RNA expression in response to PDA-PEG/Cu²⁺ treatment. Cells were treated with 41.58 μM of PDA-PEG/Cu²⁺ for 12 h. (A) Heatmap RNA level with and without drug treatment. Red: upregulation; green: downregulation; black: no change. (B) Genes alteration fold after treatment.

CDKN1C is an inhibitor for G1 cyclin/Cdk complexes and causes cell arrest in G1 phase.²⁰ To investigate the effect of CDKN1C up-regulation after PDA-PEG/Cu²⁺ treatment, cell cycle analysis was employed.
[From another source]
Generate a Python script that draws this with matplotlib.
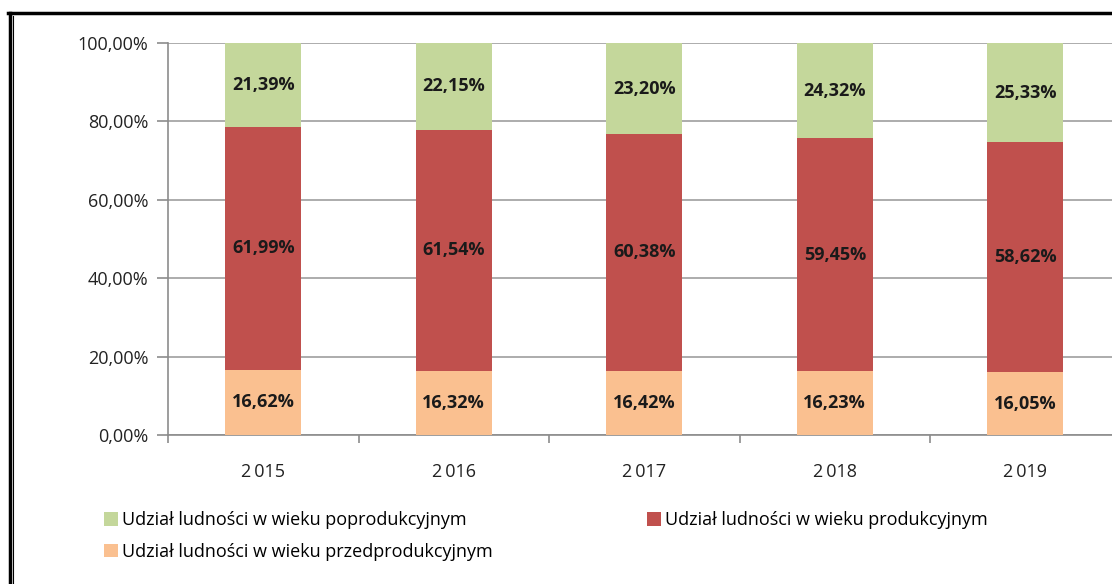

Fig. 7 showed that PDA-PEG/Cu²⁺ inhibited cell division and arrested cancer cells in G1 phase, which could induce cell apoptosis. As expected, PDA-PEG polymer or Cu²⁺ ion alone did not show any effect on the cell cycle distribution of SKOV-3 cells.

Fig. 7.

Cell cycle analysis of SKOV-3 cells after treated with 41.58 μM of PDA-PEG/Cu2+ for 12 h. Flow cytometry spectra (A) and quantitive analysis (B) of cell cycle. Data represent the means±SD, n=3. *p<0.01.

Conclusions

In summary, we developed a cancer-cell-selective-killing nanoparticle from PDA-PEG/Cu²⁺ combination aiming for safe and effective cancer therapy. The polymer/Cu²⁺ based nanoparticle entered cells through the interaction with exofacial thiols, and subsequently released pyridine-2-thiol-Cu complex to kill cells. Due to the difference in the intracellular GSH level as well as the expression level of oncogenes (CIRBP and STMN1) and tumor suppressor genes (CDKN1C and GADD45B) between normal and cancer cells, the PDA-PEG/Cu²⁺ exhibited high selectivity in killing a broad spectrum of cancer cells, including drug resistant one, while sparing normal cells. Therefore, PDA-PEG/Cu²⁺ nanoparticle will provide a new paradigm for the cure of ovarian and other cancers. The ongoing research will investigate the cell killing mechanism of PDA-PEG/Cu²⁺ in molecular level and test whether the cancer-cell-selective-killing effect of PDA-PEG/Cu²⁺ can be translated into a safe and effective cancer treatment tool in vivo.